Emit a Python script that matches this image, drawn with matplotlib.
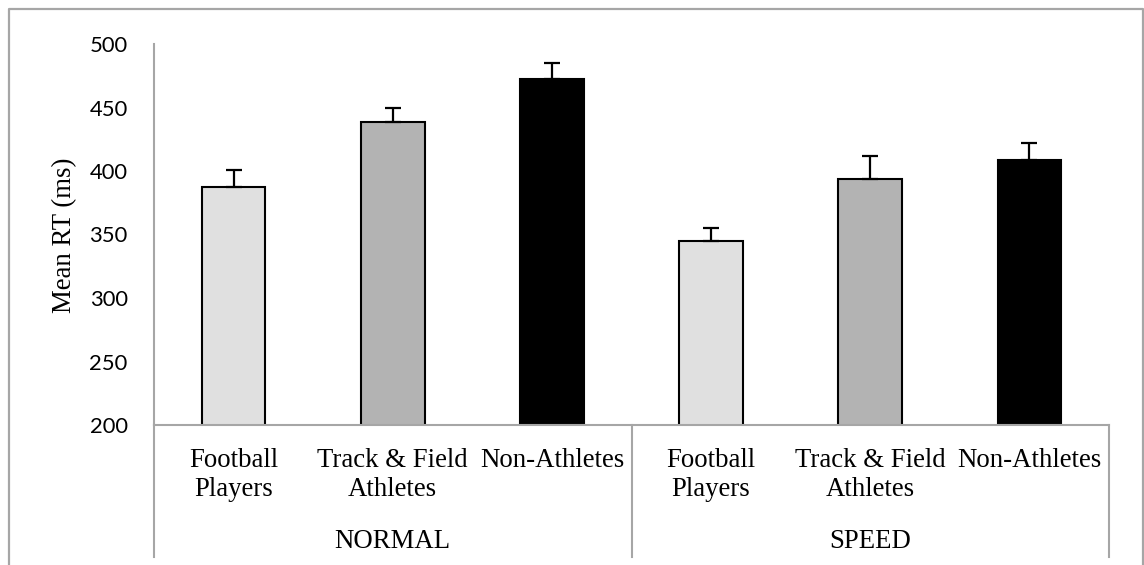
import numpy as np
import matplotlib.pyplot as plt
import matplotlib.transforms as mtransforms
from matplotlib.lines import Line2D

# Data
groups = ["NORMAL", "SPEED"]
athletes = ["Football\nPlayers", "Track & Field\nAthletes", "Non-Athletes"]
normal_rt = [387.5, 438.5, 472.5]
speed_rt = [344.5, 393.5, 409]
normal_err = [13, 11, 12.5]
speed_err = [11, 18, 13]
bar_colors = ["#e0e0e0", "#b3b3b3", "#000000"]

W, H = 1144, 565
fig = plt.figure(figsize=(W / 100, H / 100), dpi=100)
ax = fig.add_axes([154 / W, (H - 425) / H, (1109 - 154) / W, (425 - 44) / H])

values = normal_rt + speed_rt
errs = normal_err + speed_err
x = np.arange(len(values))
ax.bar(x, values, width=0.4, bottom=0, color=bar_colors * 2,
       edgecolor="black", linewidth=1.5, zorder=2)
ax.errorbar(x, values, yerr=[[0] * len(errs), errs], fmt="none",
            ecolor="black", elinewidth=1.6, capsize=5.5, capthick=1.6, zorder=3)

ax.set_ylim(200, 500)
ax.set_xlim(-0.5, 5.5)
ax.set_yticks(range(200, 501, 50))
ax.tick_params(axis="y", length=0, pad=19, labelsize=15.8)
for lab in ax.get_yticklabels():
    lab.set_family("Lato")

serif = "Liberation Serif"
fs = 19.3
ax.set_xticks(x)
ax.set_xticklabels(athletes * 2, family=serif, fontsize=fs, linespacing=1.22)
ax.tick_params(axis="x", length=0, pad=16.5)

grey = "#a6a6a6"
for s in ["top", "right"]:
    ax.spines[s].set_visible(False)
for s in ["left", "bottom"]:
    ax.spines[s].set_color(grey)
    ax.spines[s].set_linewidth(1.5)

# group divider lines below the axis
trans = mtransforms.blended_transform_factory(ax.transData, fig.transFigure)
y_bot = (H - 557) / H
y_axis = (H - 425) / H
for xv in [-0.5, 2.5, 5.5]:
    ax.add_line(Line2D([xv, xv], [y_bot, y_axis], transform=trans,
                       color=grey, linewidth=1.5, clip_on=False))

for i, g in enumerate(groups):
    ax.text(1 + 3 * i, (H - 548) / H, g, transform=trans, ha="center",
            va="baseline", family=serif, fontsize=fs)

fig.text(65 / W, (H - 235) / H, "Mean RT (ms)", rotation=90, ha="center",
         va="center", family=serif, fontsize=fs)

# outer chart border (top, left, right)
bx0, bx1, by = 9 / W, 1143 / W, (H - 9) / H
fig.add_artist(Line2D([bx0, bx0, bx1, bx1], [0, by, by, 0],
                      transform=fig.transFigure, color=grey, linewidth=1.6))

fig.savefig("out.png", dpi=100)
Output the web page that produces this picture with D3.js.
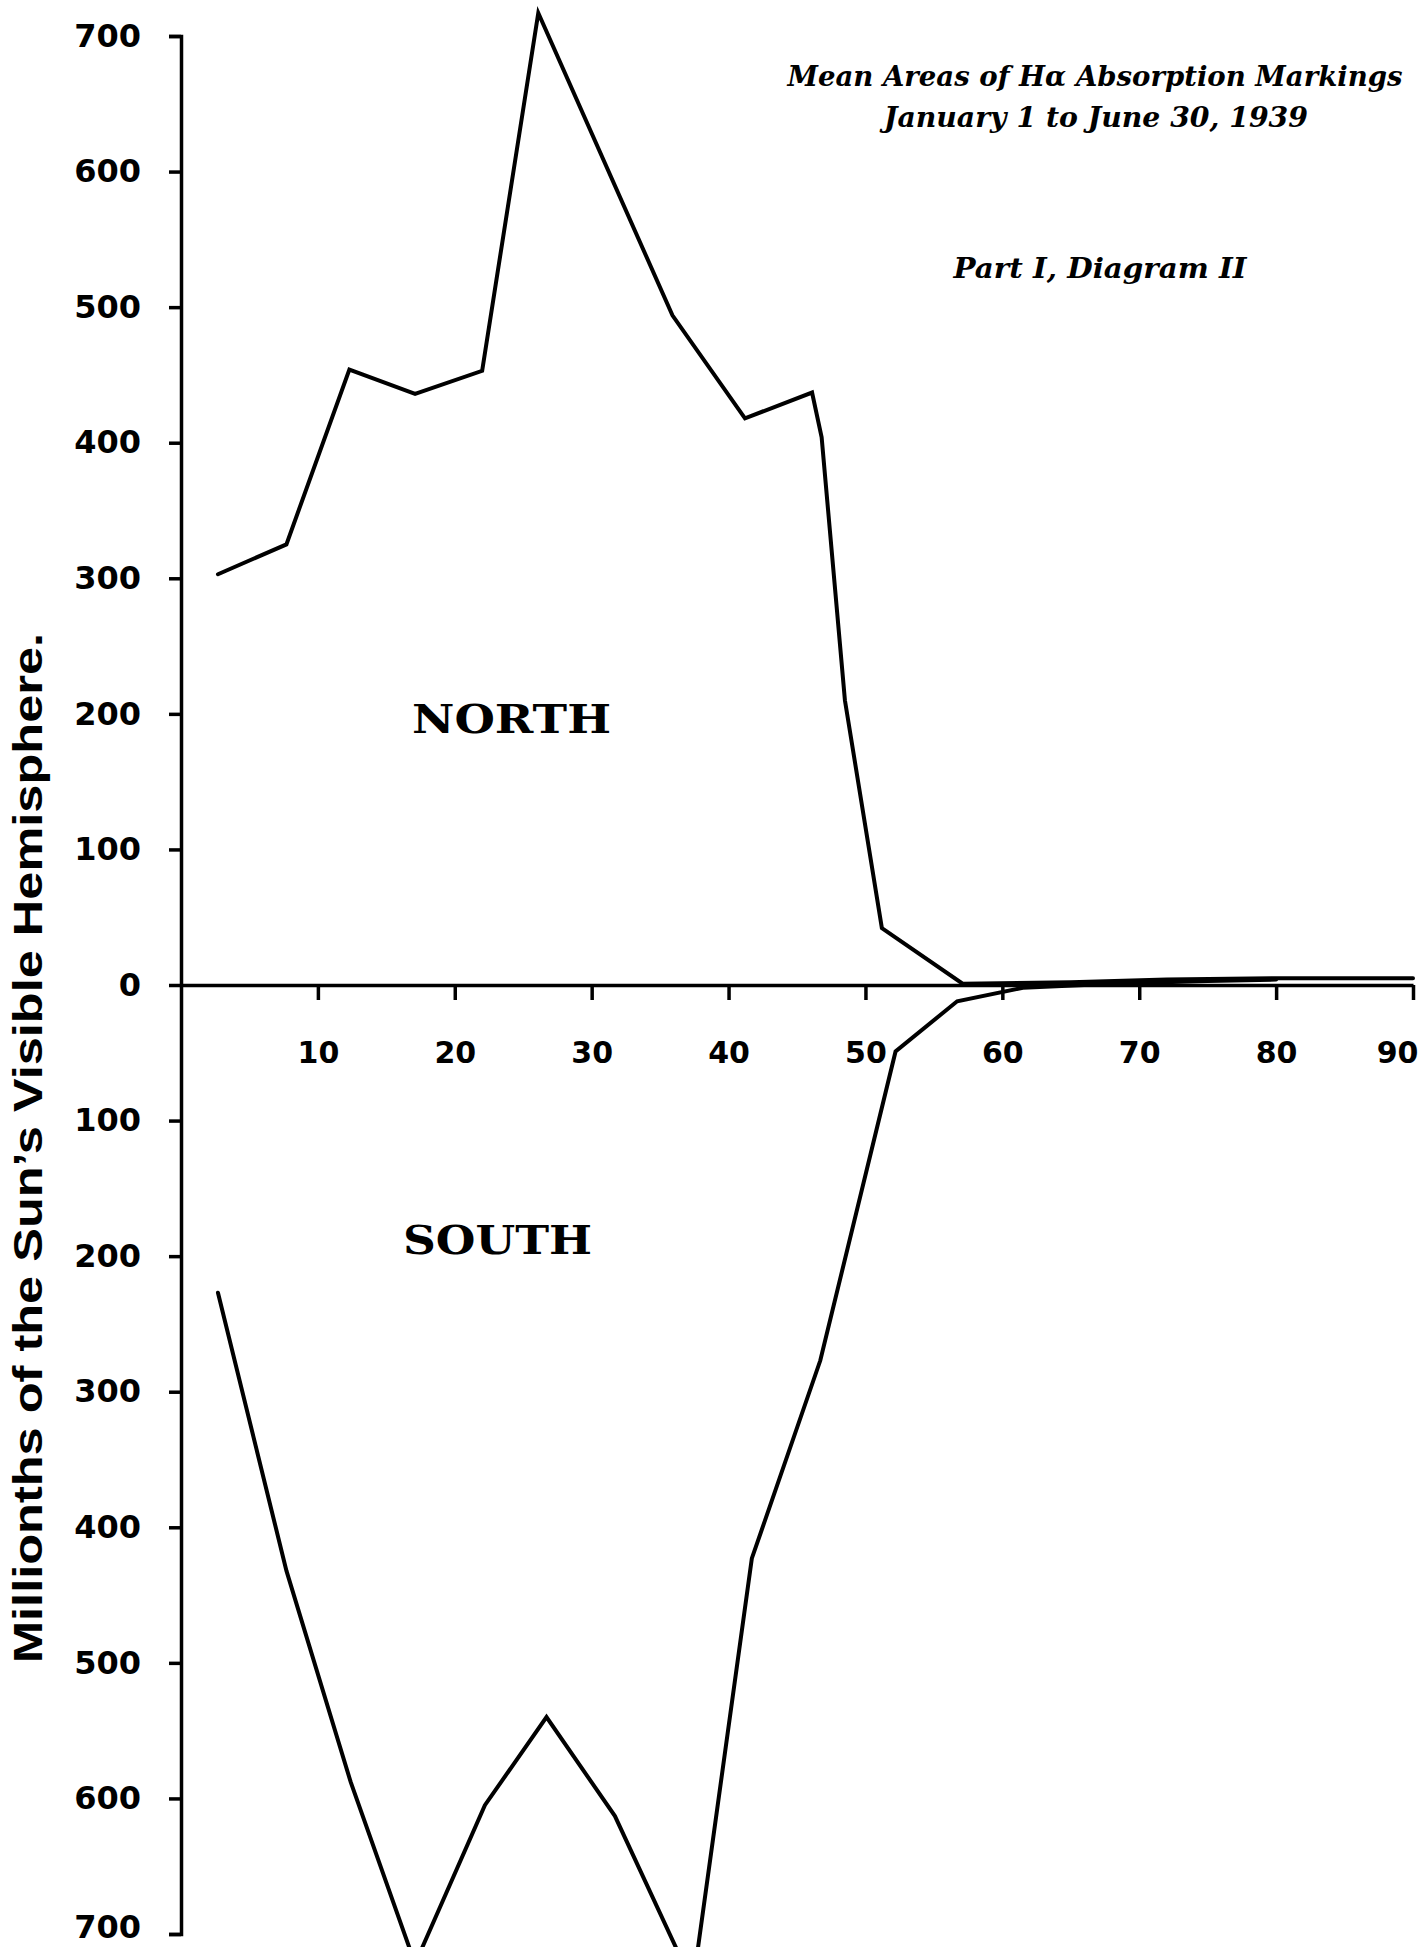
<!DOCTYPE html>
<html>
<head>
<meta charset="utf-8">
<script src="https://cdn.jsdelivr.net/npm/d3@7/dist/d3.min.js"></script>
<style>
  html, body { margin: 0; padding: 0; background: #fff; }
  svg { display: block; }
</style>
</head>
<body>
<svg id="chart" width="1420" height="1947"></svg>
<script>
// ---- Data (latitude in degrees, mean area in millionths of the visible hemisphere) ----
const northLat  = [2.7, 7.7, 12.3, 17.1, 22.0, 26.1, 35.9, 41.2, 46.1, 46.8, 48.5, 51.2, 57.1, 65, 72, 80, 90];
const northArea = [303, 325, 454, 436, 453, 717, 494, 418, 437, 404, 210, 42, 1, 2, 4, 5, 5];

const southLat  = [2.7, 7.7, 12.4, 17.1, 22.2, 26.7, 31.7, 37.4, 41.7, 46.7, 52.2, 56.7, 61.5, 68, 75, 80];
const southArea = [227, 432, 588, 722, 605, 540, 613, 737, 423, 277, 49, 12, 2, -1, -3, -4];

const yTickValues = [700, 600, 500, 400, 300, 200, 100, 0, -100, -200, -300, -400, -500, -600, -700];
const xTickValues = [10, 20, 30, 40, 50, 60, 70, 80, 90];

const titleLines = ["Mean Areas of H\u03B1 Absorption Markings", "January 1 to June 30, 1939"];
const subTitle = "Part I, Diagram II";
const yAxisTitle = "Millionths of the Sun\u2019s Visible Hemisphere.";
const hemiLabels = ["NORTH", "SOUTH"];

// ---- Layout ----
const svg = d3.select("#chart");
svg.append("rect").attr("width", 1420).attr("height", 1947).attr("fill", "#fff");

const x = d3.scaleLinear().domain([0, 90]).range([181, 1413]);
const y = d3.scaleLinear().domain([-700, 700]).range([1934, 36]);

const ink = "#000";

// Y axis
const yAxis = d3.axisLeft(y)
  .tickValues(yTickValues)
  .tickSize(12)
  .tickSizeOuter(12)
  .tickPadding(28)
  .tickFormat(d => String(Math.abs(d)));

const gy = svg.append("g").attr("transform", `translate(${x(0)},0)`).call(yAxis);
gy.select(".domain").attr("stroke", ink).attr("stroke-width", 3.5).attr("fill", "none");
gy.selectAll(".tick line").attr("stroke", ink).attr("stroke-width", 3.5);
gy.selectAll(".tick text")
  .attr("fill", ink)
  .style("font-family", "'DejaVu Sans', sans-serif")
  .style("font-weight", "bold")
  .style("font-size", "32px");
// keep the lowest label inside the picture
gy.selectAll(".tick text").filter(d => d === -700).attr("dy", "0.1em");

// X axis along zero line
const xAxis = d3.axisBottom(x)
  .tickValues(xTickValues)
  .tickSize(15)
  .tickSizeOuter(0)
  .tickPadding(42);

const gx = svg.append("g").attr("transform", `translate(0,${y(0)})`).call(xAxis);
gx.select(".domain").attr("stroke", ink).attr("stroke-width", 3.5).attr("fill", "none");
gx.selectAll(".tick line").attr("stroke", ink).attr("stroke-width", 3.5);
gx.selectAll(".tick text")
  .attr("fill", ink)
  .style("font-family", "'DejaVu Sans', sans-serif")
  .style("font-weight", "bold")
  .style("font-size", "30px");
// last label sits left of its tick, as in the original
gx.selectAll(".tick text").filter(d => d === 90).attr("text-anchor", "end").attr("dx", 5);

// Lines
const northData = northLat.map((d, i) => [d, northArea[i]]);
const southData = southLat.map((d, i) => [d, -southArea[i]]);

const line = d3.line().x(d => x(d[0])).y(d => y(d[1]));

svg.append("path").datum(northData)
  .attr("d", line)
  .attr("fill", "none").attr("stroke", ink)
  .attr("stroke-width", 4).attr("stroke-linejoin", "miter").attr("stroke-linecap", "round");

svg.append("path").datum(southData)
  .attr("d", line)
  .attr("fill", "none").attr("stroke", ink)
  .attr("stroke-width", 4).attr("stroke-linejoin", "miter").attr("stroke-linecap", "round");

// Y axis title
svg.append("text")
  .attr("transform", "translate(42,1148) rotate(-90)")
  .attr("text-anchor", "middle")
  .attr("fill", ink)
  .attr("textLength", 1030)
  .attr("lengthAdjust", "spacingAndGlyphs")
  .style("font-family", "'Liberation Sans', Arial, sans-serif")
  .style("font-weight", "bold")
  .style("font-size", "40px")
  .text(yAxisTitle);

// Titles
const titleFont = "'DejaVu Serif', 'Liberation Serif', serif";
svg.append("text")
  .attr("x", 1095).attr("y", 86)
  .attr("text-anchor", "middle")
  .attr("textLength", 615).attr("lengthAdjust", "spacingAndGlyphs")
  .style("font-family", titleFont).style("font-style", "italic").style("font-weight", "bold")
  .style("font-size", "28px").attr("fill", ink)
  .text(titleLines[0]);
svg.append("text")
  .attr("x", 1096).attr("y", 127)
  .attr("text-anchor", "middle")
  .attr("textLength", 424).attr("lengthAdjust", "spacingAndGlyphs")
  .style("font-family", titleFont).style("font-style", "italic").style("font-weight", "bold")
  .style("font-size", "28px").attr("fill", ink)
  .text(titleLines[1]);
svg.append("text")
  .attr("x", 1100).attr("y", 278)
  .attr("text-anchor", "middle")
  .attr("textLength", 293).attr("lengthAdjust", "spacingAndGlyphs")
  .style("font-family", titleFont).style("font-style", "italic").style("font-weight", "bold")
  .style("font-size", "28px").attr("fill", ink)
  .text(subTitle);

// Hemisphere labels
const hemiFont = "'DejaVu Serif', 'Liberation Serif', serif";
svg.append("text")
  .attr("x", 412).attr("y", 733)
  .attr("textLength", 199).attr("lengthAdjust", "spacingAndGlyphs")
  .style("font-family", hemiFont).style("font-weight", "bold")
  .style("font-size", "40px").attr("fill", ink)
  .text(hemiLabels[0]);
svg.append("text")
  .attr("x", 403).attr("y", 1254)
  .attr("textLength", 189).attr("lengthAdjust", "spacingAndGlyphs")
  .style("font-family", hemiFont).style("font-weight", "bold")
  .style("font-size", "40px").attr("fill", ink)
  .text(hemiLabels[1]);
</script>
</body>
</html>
++++++
▶ [What needs to be done] The lines to reproduce run from the one above containing "Output the web" through the one containing "70, 80, 90];". Copy them exactly and leave out all pictures.

▶ [Expected answer]
Output the web page that produces this picture with D3.js.
<!DOCTYPE html>
<html>
<head>
<meta charset="utf-8">
<script src="https://cdn.jsdelivr.net/npm/d3@7/dist/d3.min.js"></script>
<style>
  html, body { margin: 0; padding: 0; background: #fff; }
  svg { display: block; }
</style>
</head>
<body>
<svg id="chart" width="1420" height="1947"></svg>
<script>
// ---- Data (latitude in degrees, mean area in millionths of the visible hemisphere) ----
const northLat  = [2.7, 7.7, 12.3, 17.1, 22.0, 26.1, 35.9, 41.2, 46.1, 46.8, 48.5, 51.2, 57.1, 65, 72, 80, 90];
const northArea = [303, 325, 454, 436, 453, 717, 494, 418, 437, 404, 210, 42, 1, 2, 4, 5, 5];

const southLat  = [2.7, 7.7, 12.4, 17.1, 22.2, 26.7, 31.7, 37.4, 41.7, 46.7, 52.2, 56.7, 61.5, 68, 75, 80];
const southArea = [227, 432, 588, 722, 605, 540, 613, 737, 423, 277, 49, 12, 2, -1, -3, -4];

const yTickValues = [700, 600, 500, 400, 300, 200, 100, 0, -100, -200, -300, -400, -500, -600, -700];
const xTickValues = [10, 20, 30, 40, 50, 60, 70, 80, 90];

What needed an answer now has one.